Austinite Xavier Schipani identifies as a trans man; he also identifies as an artist. These two identities interlock and fuel the power behind his creative work.

With murals centering nude transgender bodies in states of joy, sexual pleasure, and simply being, Schipani uses art to create deliberate space for transmasculinity. “I was always drawn to visual art as a means to communicate my thoughts and feelings with others,” he says. “I also wanted to create work that represented my gender and identity to help build a visual language for the transmasculine body.”

Xavier Schipani (Courtesy of Xavier Schipani)

With his earlier professional journey marked by trial and error in his artistic practice, Schipani says that “growth of my confidence has been the biggest catalyst for change in my career,” citing it as the flashpoint for opportunities to take bigger creative risks. His most recent solo shows represent the best versions of his vision so far: “Chasing Desire” (2018) at Austin’s Lora Reynolds Gallery, and “They Laughed With Pleasure” (2020) at Lowell Ryan Projects in Los Angeles. The latter exhibit is inspired by activist Lou Sullivan, a gay trans man whose selected diaries from 1961-91 were collected and published in 2019 as We Both Laughed in Pleasure. The archival of queer art, specifically trans queer art, plays heavily into Schipani’s art. “I think people are drawn to my work because it addresses the underrepresented visual language of transness,” says Schipani, “and the struggle for traction in the contested space of the queer archive. It explores how trans bodies are built, shaped, and viewed by the architecture of society and establishes a place for those bodies to be visible.”

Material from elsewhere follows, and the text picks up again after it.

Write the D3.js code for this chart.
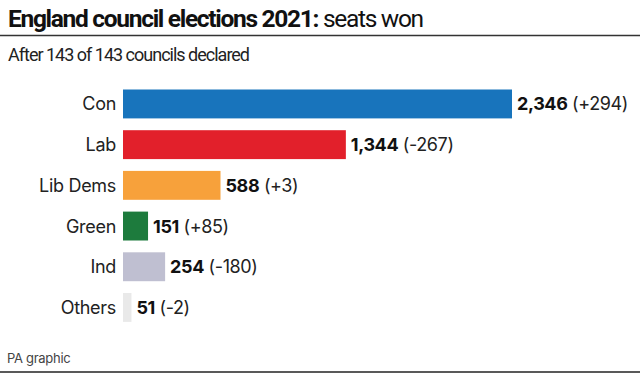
<!doctype html>
<html>
    <head>
        <meta charset="utf-8">
        <title>England council elections 2021</title>
        <script src="https://d3js.org/d3.v7.min.js"></script>
        <style>
            body { margin: 0; background: #fff; }
            text { font-family: Inter, "Noto Sans", sans-serif; }
            .head { font-family: Roboto, Inter, sans-serif; }
        </style>
    </head>

    <body>
        <div id="my_dataviz"></div>
        <script>
            // data
            var parties = ["Con", "Lab", "Lib Dems", "Green", "Ind", "Others"];
            var seats = [2346, 1344, 588, 151, 254, 51];
            var changes = ["+294", "-267", "+3", "+85", "-180", "-2"];
            var colours = ["#1874bc", "#e2202b", "#f7a13b", "#1d7b3d", "#bfbfd1", "#e9e9e9"];

            var width = 640, height = 374;

            var svg = d3.select("#my_dataviz")
            .append("svg")
                .attr("width", width)
                .attr("height", height);

            // title
            var title = svg.append("text")
                .attr("class", "head")
                .attr("x", 8)
                .attr("y", 27)
                .attr("font-size", 24.5)
                .attr("letter-spacing", -1.3)
                .attr("fill", "#111");
            title.append("tspan").attr("font-weight", 700).text("England council elections 2021:");
            title.append("tspan").attr("font-weight", 400).text(" seats won");

            svg.append("line")
                .attr("x1", 0).attr("x2", width)
                .attr("y1", 35.5).attr("y2", 35.5)
                .attr("stroke", "#333")
                .attr("stroke-width", 1.5);

            svg.append("text")
                .attr("class", "head")
                .attr("x", 8)
                .attr("y", 61)
                .attr("font-size", 18)
                .attr("letter-spacing", -1)
                .attr("fill", "#222")
                .text("After 143 of 143 councils declared");

            // scales
            var x = d3.scaleLinear()
                .domain([0, 2346])
                .range([123, 512]);

            var y = d3.scaleBand()
                .domain(parties)
                .range([83.6, 327.8])
                .paddingInner(0.29)
                .paddingOuter(0.145);

            var rows = parties.map(function(p, i) {
                return {party: p, seats: seats[i], change: changes[i], colour: colours[i]};
            });

            // bars
            svg.selectAll("rect.bar")
                .data(rows)
                .enter()
                .append("rect")
                    .attr("class", "bar")
                    .attr("x", x(0))
                    .attr("y", function(d) { return y(d.party); })
                    .attr("width", function(d) { return x(d.seats) - x(0); })
                    .attr("height", y.bandwidth())
                    .attr("fill", function(d) { return d.colour; });

            // party names
            svg.selectAll("text.party")
                .data(rows)
                .enter()
                .append("text")
                    .attr("class", "party")
                    .attr("x", x(0) - 7)
                    .attr("y", function(d) { return y(d.party) + y.bandwidth() / 2 + 6.5; })
                    .attr("text-anchor", "end")
                    .attr("font-size", 18)
                    .attr("letter-spacing", -0.3)
                    .attr("fill", "#222")
                    .text(function(d) { return d.party; });

            // values
            var vals = svg.selectAll("text.value")
                .data(rows)
                .enter()
                .append("text")
                    .attr("class", "value")
                    .attr("x", function(d) { return x(d.seats) + 5; })
                    .attr("y", function(d) { return y(d.party) + y.bandwidth() / 2 + 6.5; })
                    .attr("font-size", 18)
                    .attr("letter-spacing", -0.4)
                    .attr("fill", "#111");
            vals.append("tspan")
                .attr("font-weight", 700)
                .text(function(d) { return d3.format(",")(d.seats); });
            vals.append("tspan")
                .attr("font-weight", 400)
                .attr("fill", "#222")
                .text(function(d) { return " (" + d.change + ")"; });

            // footer
            svg.append("text")
                .attr("x", 7)
                .attr("y", 363)
                .attr("font-size", 13)
                .attr("letter-spacing", -0.3)
                .attr("fill", "#444")
                .text("PA graphic");

            svg.append("line")
                .attr("x1", 0).attr("x2", width)
                .attr("y1", 372).attr("y2", 372)
                .attr("stroke", "#222")
                .attr("stroke-width", 1.5);
        </script>
    </body>
</html>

As one of the 51 artists participating in Big Medium’s 2021 Texas Biennial exhibit, Schipani and his work – now on display at San Antonio’s McNay Art Museum – concentrates on the gaps in queer transmasculine archival materials. “The piece addresses the idea of transmasculine history existing as ruins or being memorialized through imagery that we ourselves have to create,” Schipani explains, adding that the project directly relates to his own struggle with finding himself within that history. “I think that transmasculine sexuality is a mystery to a lot of people because it is not something that they have access to.”

Schipani points to an urgency in providing that access as a central motivator for him – to dispel the mystery of transmasculine sexuality and elevate it for an audience not just of curious cis people, but trans people searching for their reflections in art. “It is important for other trans people to see someone like them enjoying themselves in a safe and beautiful way.”


Recognized every year in November, Transgender Awareness Week (Nov. 13-19) celebrates and uplifts the voices, experiences, and achievements of trans and nonbinary communities around the world. The week culminates with Transgender Day of Remembrance (Sat., Nov. 20), an annual observance honoring the lives of those who have been lost to anti-trans violence. The Transgender Education Network of Texas hosts its virtual TDOR event this Sat., Nov. 20, 6pm.

In celebration of this year’s Trans Awareness Week, The Austin Chronicle’s Qmmunity section spotlights members of Austin’s trans and nonbinary community with stories published daily online this Mon.-Fri., Nov. 15-19.